The exercises following the explanation of sentence analysis and overview is probably intended to reassure students that they can now successfully work with long sentences in real Latin, but only partially works. It consists of three exercises, one after another, containing large gobbets of text from famous study texts such as Catullus, Virgil, and Caesar's Gallic wars. Some of these texts are translatable cold, but for others (the Aeneid, for instance), this student needed extensive cribs. On the other hand, it must be remembered that typical users of this book would probably already be familiar with these texts, and have a wider vocabulary. Even so, the format does not gel with the rest of the book, and one wonders how the exercises might be used in an instructional setting. It took this student, no duffer in Latin, several weeks to work through.
The different approaches reflect different teaching styles. The usual approach is to explain a rule and then to provide it in example sentences in two exercises that reflect an increasing order of difficulty. Certainly seeing the Latin in use is a great help to students. Some exercises, however, such as those for the units on prefixes and suffixes, work at an unhelpfully abstract level. Two hundred compound words are provided, without context, and the student is told to break up the word and work out the meaning. Of course, many of these words have extended, figurative meaning, and can only be understood by consulting a dictionary. Assuming thirty seconds per word and several breaks, this is two hours of hard, boring slog with no payoff for the student.

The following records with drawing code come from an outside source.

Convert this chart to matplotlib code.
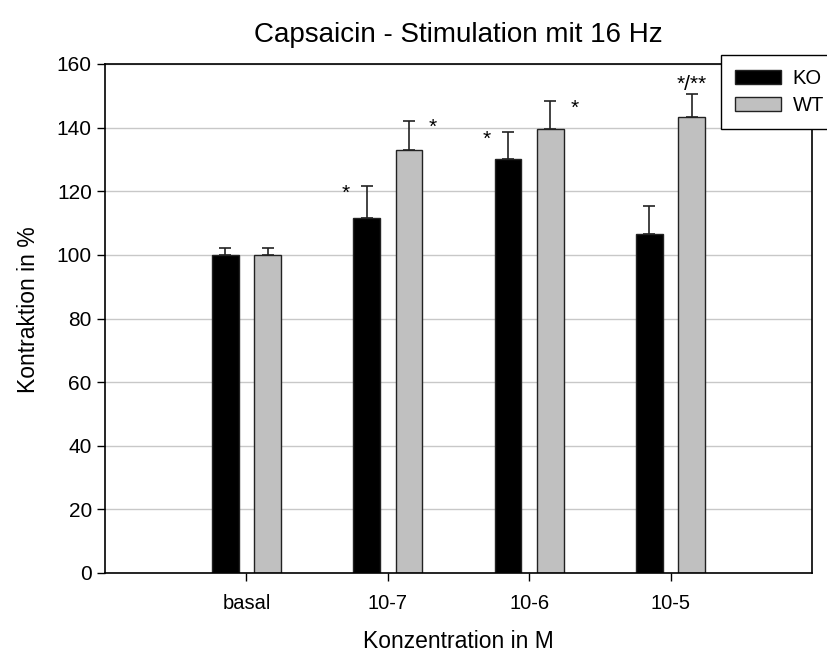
import numpy as np
import matplotlib.pyplot as plt
from matplotlib.patches import Patch

plt.rcParams['font.family'] = ['Liberation Sans', 'DejaVu Sans']

categories = ['basal', '10-7', '10-6', '10-5']
ko_mean = [100, 111.5, 130, 106.5]
ko_err = [2.2, 10, 8.7, 9]
wt_mean = [100, 133, 139.7, 143.3]
wt_err = [2.2, 9.2, 8.7, 7.4]
# significance marks: (category index, group, text)
marks = [(1, 'KO', '*'), (1, 'WT', '*'), (2, 'KO', '*'), (2, 'WT', '*'), (3, 'WT', '*/**')]

x = np.arange(1, len(categories) + 1)
w = 0.19
off = 0.15

fig = plt.figure(figsize=(8.27, 6.54), dpi=100)
ax = fig.add_axes([105 / 827, 1 - 573 / 654, 707 / 827, 509 / 654])

ax.yaxis.grid(True, color='#c8c8c8', linewidth=1)
ax.set_axisbelow(True)

zeros = np.zeros(len(x))
ekw = dict(ecolor='#222222', elinewidth=1.2, capsize=4.5, capthick=1.2)
ax.bar(x - off, ko_mean, w, color='black', edgecolor='#222222', linewidth=1,
       yerr=[zeros, ko_err], error_kw=ekw)
ax.bar(x + off, wt_mean, w, color='#c0c0c0', edgecolor='#222222', linewidth=1,
       yerr=[zeros, wt_err], error_kw=ekw)

for i, grp, txt in marks:
    if grp == 'KO':
        top = ko_mean[i] + ko_err[i]
        ax.text(x[i] - off - 0.15, top - 2.3, txt, ha='center', va='center', fontsize=15)
    elif txt == '*':
        top = wt_mean[i] + wt_err[i]
        ax.text(x[i] + off + 0.17, top - 2.2, txt, ha='center', va='center', fontsize=15)
    else:
        top = wt_mean[i] + wt_err[i]
        ax.text(x[i] + off, top + 3.0, txt, ha='center', va='center', fontsize=15)

ax.set_xlim(0, 5)
ax.set_ylim(0, 160)
ax.set_yticks(np.arange(0, 161, 20))
ax.set_xticks(x)
ax.set_xticklabels(categories, fontsize=14.5)
ax.tick_params(axis='y', labelsize=15, direction='out', length=6, width=1)
ax.tick_params(axis='x', direction='out', length=6, width=1, pad=9)
for s in ax.spines.values():
    s.set_linewidth(1.2)

ax.set_title('Capsaicin - Stimulation mit 16 Hz', fontsize=20, pad=16)
ax.set_xlabel('Konzentration in M', fontsize=16.5, labelpad=12)
ax.set_ylabel('Kontraktion in %', fontsize=16.5, labelpad=12)
ax.yaxis.label.set_y(0.517)

handles = [Patch(facecolor='black', edgecolor='#222222', label='KO'),
           Patch(facecolor='#c0c0c0', edgecolor='#222222', label='WT')]
leg = fig.legend(handles=handles, loc='upper left', bbox_to_anchor=(721 / 827, 1 - 55 / 654),
                 fontsize=14.5, frameon=True, fancybox=False, framealpha=1,
                 edgecolor='black', handlelength=2.3, handleheight=0.7,
                 borderpad=0.7, labelspacing=0.4, handletextpad=0.55,
                 borderaxespad=0)
leg.get_frame().set_linewidth(1)

fig.savefig('out.png', dpi=100)
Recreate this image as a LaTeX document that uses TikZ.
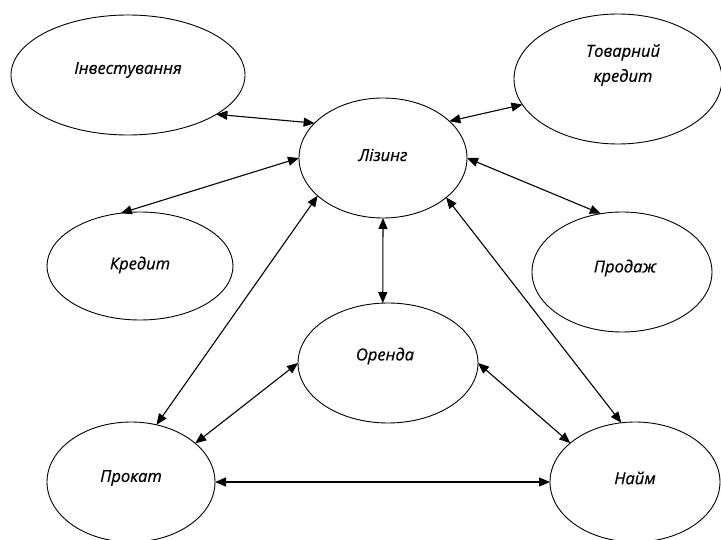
\documentclass[tikz,border=0pt]{standalone}
\usepackage{fontspec}
\setmainfont{Open Sans}
\newfontfamily\lblfont[ItalicFeatures={FakeBold=0.5}]{Open Sans}
\usetikzlibrary{shapes.geometric,arrows.meta}
\begin{document}
\begin{tikzpicture}[x=1pt,y=-1pt,
  ell/.style={draw,ellipse,line width=0.9pt,inner sep=0pt,outer sep=0pt},
  lbl/.style={font=\lblfont\fontsize{16.5}{25}\selectfont\itshape,align=center,inner sep=0pt},
  link/.style={line width=1.1pt,{Triangle[length=11pt,width=9pt]}-{Triangle[length=11pt,width=9pt]}}]
\useasboundingbox (0,0) rectangle (721,540);
\node[ell,minimum width=234pt,minimum height=120pt] (inv) at (128,75) {};
\node[ell,minimum width=208pt,minimum height=130pt] (tov) at (618,79) {};
\node[ell,minimum width=168pt,minimum height=120pt] (lis) at (383,158) {};
\node[ell,minimum width=186pt,minimum height=108pt] (kre) at (140,266) {};
\node[ell,minimum width=180pt,minimum height=120pt] (pro) at (622,272) {};
\node[ell,minimum width=180pt,minimum height=120pt] (ore) at (388,363) {};
\node[ell,minimum width=168pt,minimum height=120pt] (prk) at (131,482) {};
\node[ell,minimum width=170pt,minimum height=120pt] (nai) at (635,482) {};
\node[lbl] (tinv) at (128,70) {Інвестування};
\node[lbl] (ttov) at (623,65) {Товарний\\кредит};
\node[lbl] (tlis) at (383,155) {Лізинг};
\node[lbl] (tkre) at (140,265) {Кредит};
\node[lbl] (tpro) at (625,268) {Продаж};
\node[lbl] (tore) at (385,356) {Оренда};
\node[lbl] (tprk) at (131,478) {Прокат};
\node[lbl] (tnai) at (635,478) {Найм};
\draw[link] (inv.-24) -- (lis.153);
\draw[link] (kre.110) -- (lis.180);
\draw[link] (lis.210) -- (prk.66);
\draw[link] (ore.180) -- (prk.31);
\draw[link] (prk.0) -- (nai.180);
\draw[link] (ore.0) -- (nai.149);
\draw[link] (lis.-32) -- (nai.103);
\draw[link] (lis.-90) -- (ore.95);
\draw[link] (lis.0) -- (pro.110);
\draw[link] (lis.29) -- (tov.195);
\end{tikzpicture}
\end{document}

The text is normally good with vocabulary, but I note that from exercise 39b on, the editors forget to put certain crucial words in the glossary (decipio, vehiculum, conducere), making the exercise somewhat more difficult than it needs to be.
The section on the subjunctive (107-110) is useful and vital. It is therefore no small oversight that exercises are not provided for it, as they are for virtually every other unit of the book. The subjunctive is tricky, but absolutely central to Latin, and the several uses of it explained in this section should have been accompanied by sample illustratory sentences for translation.


With a little preparation and planning, this handbook (which might otherwise gather dust on the shelf) can be put to use as an excellent grammar course.